● Problem description:
Write every line out verbatim and omit the pictures.

● Recorded data:
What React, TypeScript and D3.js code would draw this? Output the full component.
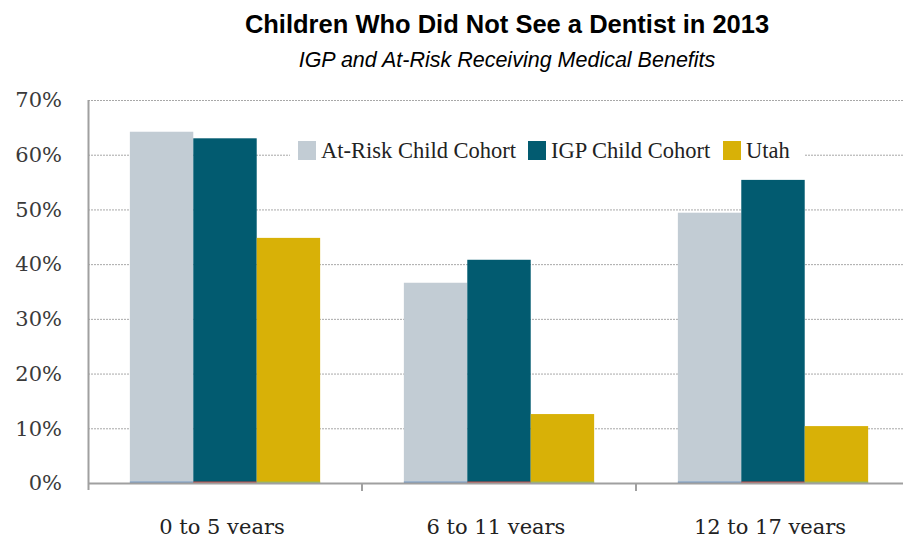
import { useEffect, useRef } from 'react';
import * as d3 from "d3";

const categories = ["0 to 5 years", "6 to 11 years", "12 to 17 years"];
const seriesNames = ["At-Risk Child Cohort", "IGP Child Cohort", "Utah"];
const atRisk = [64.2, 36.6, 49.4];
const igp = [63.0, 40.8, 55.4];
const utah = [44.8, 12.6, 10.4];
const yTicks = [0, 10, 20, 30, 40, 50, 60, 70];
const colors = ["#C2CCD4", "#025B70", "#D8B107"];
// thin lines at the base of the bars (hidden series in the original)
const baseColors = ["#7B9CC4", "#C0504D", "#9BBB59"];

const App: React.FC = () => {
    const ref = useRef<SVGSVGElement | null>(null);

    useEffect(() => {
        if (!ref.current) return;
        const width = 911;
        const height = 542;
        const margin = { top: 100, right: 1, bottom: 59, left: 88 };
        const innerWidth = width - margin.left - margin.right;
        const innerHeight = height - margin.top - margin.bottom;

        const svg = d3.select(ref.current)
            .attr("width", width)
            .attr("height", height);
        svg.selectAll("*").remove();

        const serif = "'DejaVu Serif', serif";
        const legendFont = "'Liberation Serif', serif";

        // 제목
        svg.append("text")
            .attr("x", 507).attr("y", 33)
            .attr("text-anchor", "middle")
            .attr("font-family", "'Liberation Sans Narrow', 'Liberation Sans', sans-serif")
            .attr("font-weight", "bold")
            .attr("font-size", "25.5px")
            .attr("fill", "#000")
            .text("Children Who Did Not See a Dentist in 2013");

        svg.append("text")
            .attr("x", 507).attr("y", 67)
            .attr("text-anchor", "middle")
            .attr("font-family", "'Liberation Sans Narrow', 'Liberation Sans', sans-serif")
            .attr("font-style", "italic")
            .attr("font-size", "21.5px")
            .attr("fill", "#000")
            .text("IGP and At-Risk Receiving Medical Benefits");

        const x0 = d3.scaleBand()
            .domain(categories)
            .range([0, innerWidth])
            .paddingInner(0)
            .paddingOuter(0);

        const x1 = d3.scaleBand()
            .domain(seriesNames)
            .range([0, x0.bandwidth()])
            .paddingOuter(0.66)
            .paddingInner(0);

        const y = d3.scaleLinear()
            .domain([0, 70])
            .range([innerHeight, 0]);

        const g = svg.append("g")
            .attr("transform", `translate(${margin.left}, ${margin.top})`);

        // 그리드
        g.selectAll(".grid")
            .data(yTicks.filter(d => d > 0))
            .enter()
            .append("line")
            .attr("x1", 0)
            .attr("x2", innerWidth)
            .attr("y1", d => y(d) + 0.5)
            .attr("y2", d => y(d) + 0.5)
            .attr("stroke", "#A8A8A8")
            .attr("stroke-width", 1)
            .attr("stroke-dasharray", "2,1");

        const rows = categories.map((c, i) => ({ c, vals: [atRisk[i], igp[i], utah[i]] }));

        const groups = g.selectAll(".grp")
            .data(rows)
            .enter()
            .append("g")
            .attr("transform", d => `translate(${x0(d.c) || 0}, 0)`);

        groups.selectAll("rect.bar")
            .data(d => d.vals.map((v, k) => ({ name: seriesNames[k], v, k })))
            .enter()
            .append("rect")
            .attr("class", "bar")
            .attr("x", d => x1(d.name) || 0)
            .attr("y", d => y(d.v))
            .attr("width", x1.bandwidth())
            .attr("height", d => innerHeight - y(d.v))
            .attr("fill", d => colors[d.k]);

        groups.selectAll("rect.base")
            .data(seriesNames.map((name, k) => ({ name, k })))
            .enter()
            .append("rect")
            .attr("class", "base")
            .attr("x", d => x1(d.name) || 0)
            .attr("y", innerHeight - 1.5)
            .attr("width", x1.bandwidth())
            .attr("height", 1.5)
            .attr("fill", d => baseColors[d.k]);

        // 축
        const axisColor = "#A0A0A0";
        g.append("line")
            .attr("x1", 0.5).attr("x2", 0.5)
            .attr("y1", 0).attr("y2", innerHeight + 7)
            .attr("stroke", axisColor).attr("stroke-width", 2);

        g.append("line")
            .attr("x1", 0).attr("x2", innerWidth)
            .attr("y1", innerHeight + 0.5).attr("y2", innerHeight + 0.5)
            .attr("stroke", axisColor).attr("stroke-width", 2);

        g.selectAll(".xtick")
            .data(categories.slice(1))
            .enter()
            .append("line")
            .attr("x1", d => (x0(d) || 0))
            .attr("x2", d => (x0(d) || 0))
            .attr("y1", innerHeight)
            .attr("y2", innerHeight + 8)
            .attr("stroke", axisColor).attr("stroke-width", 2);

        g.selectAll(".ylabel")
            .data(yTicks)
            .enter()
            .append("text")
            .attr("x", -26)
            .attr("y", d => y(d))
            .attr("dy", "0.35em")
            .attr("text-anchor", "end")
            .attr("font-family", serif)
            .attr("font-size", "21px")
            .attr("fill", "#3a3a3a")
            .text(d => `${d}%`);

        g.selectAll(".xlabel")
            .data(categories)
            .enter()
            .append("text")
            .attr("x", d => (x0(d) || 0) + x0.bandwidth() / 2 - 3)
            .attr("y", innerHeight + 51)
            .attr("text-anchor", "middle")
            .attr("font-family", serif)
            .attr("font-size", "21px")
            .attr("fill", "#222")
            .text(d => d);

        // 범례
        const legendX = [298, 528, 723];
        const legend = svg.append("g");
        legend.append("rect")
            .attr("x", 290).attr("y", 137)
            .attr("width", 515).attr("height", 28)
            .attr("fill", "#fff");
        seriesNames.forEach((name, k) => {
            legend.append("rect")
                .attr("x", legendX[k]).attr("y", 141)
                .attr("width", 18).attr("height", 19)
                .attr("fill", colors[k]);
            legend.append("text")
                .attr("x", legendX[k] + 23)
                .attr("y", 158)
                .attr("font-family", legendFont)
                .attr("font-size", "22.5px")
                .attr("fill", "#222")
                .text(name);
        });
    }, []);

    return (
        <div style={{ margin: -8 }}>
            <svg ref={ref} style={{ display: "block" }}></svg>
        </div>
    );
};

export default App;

● Result:
What React, TypeScript and D3.js code would draw this? Output the full component.
import { useEffect, useRef } from 'react';
import * as d3 from "d3";

const categories = ["0 to 5 years", "6 to 11 years", "12 to 17 years"];
const seriesNames = ["At-Risk Child Cohort", "IGP Child Cohort", "Utah"];
const atRisk = [64.2, 36.6, 49.4];
const igp = [63.0, 40.8, 55.4];
const utah = [44.8, 12.6, 10.4];
const yTicks = [0, 10, 20, 30, 40, 50, 60, 70];
const colors = ["#C2CCD4", "#025B70", "#D8B107"];
// thin lines at the base of the bars (hidden series in the original)
const baseColors = ["#7B9CC4", "#C0504D", "#9BBB59"];

const App: React.FC = () => {
    const ref = useRef<SVGSVGElement | null>(null);

    useEffect(() => {
        if (!ref.current) return;
        const width = 911;
        const height = 542;
        const margin = { top: 100, right: 1, bottom: 59, left: 88 };
        const innerWidth = width - margin.left - margin.right;
        const innerHeight = height - margin.top - margin.bottom;

        const svg = d3.select(ref.current)
            .attr("width", width)
            .attr("height", height);
        svg.selectAll("*").remove();

        const serif = "'DejaVu Serif', serif";
        const legendFont = "'Liberation Serif', serif";

        // 제목
        svg.append("text")
            .attr("x", 507).attr("y", 33)
            .attr("text-anchor", "middle")
            .attr("font-family", "'Liberation Sans Narrow', 'Liberation Sans', sans-serif")
            .attr("font-weight", "bold")
            .attr("font-size", "25.5px")
            .attr("fill", "#000")
            .text("Children Who Did Not See a Dentist in 2013");

        svg.append("text")
            .attr("x", 507).attr("y", 67)
            .attr("text-anchor", "middle")
            .attr("font-family", "'Liberation Sans Narrow', 'Liberation Sans', sans-serif")
            .attr("font-style", "italic")
            .attr("font-size", "21.5px")
            .attr("fill", "#000")
            .text("IGP and At-Risk Receiving Medical Benefits");

        const x0 = d3.scaleBand()
            .domain(categories)
            .range([0, innerWidth])
            .paddingInner(0)
            .paddingOuter(0);

        const x1 = d3.scaleBand()
            .domain(seriesNames)
            .range([0, x0.bandwidth()])
            .paddingOuter(0.66)
            .paddingInner(0);

        const y = d3.scaleLinear()
            .domain([0, 70])
            .range([innerHeight, 0]);

        const g = svg.append("g")
            .attr("transform", `translate(${margin.left}, ${margin.top})`);

        // 그리드
        g.selectAll(".grid")
            .data(yTicks.filter(d => d > 0))
            .enter()
            .append("line")
            .attr("x1", 0)
            .attr("x2", innerWidth)
            .attr("y1", d => y(d) + 0.5)
            .attr("y2", d => y(d) + 0.5)
            .attr("stroke", "#A8A8A8")
            .attr("stroke-width", 1)
            .attr("stroke-dasharray", "2,1");

        const rows = categories.map((c, i) => ({ c, vals: [atRisk[i], igp[i], utah[i]] }));

        const groups = g.selectAll(".grp")
            .data(rows)
            .enter()
            .append("g")
            .attr("transform", d => `translate(${x0(d.c) || 0}, 0)`);

        groups.selectAll("rect.bar")
            .data(d => d.vals.map((v, k) => ({ name: seriesNames[k], v, k })))
            .enter()
            .append("rect")
            .attr("class", "bar")
            .attr("x", d => x1(d.name) || 0)
            .attr("y", d => y(d.v))
            .attr("width", x1.bandwidth())
            .attr("height", d => innerHeight - y(d.v))
            .attr("fill", d => colors[d.k]);

        groups.selectAll("rect.base")
            .data(seriesNames.map((name, k) => ({ name, k })))
            .enter()
            .append("rect")
            .attr("class", "base")
            .attr("x", d => x1(d.name) || 0)
            .attr("y", innerHeight - 1.5)
            .attr("width", x1.bandwidth())
            .attr("height", 1.5)
            .attr("fill", d => baseColors[d.k]);

        // 축
        const axisColor = "#A0A0A0";
        g.append("line")
            .attr("x1", 0.5).attr("x2", 0.5)
            .attr("y1", 0).attr("y2", innerHeight + 7)
            .attr("stroke", axisColor).attr("stroke-width", 2);

        g.append("line")
            .attr("x1", 0).attr("x2", innerWidth)
            .attr("y1", innerHeight + 0.5).attr("y2", innerHeight + 0.5)
            .attr("stroke", axisColor).attr("stroke-width", 2);

        g.selectAll(".xtick")
            .data(categories.slice(1))
            .enter()
            .append("line")
            .attr("x1", d => (x0(d) || 0))
            .attr("x2", d => (x0(d) || 0))
            .attr("y1", innerHeight)
            .attr("y2", innerHeight + 8)
            .attr("stroke", axisColor).attr("stroke-width", 2);

        g.selectAll(".ylabel")
            .data(yTicks)
            .enter()
            .append("text")
            .attr("x", -26)
            .attr("y", d => y(d))
            .attr("dy", "0.35em")
            .attr("text-anchor", "end")
            .attr("font-family", serif)
            .attr("font-size", "21px")
            .attr("fill", "#3a3a3a")
            .text(d => `${d}%`);

        g.selectAll(".xlabel")
            .data(categories)
            .enter()
            .append("text")
            .attr("x", d => (x0(d) || 0) + x0.bandwidth() / 2 - 3)
            .attr("y", innerHeight + 51)
            .attr("text-anchor", "middle")
            .attr("font-family", serif)
            .attr("font-size", "21px")
            .attr("fill", "#222")
            .text(d => d);

        // 범례
        const legendX = [298, 528, 723];
        const legend = svg.append("g");
        legend.append("rect")
            .attr("x", 290).attr("y", 137)
            .attr("width", 515).attr("height", 28)
            .attr("fill", "#fff");
        seriesNames.forEach((name, k) => {
            legend.append("rect")
                .attr("x", legendX[k]).attr("y", 141)
                .attr("width", 18).attr("height", 19)
                .attr("fill", colors[k]);
            legend.append("text")
                .attr("x", legendX[k] + 23)
                .attr("y", 158)
                .attr("font-family", legendFont)
                .attr("font-size", "22.5px")
                .attr("fill", "#222")
                .text(name);
        });
    }, []);

    return (
        <div style={{ margin: -8 }}>
            <svg ref={ref} style={{ display: "block" }}></svg>
        </div>
    );
};

export default App;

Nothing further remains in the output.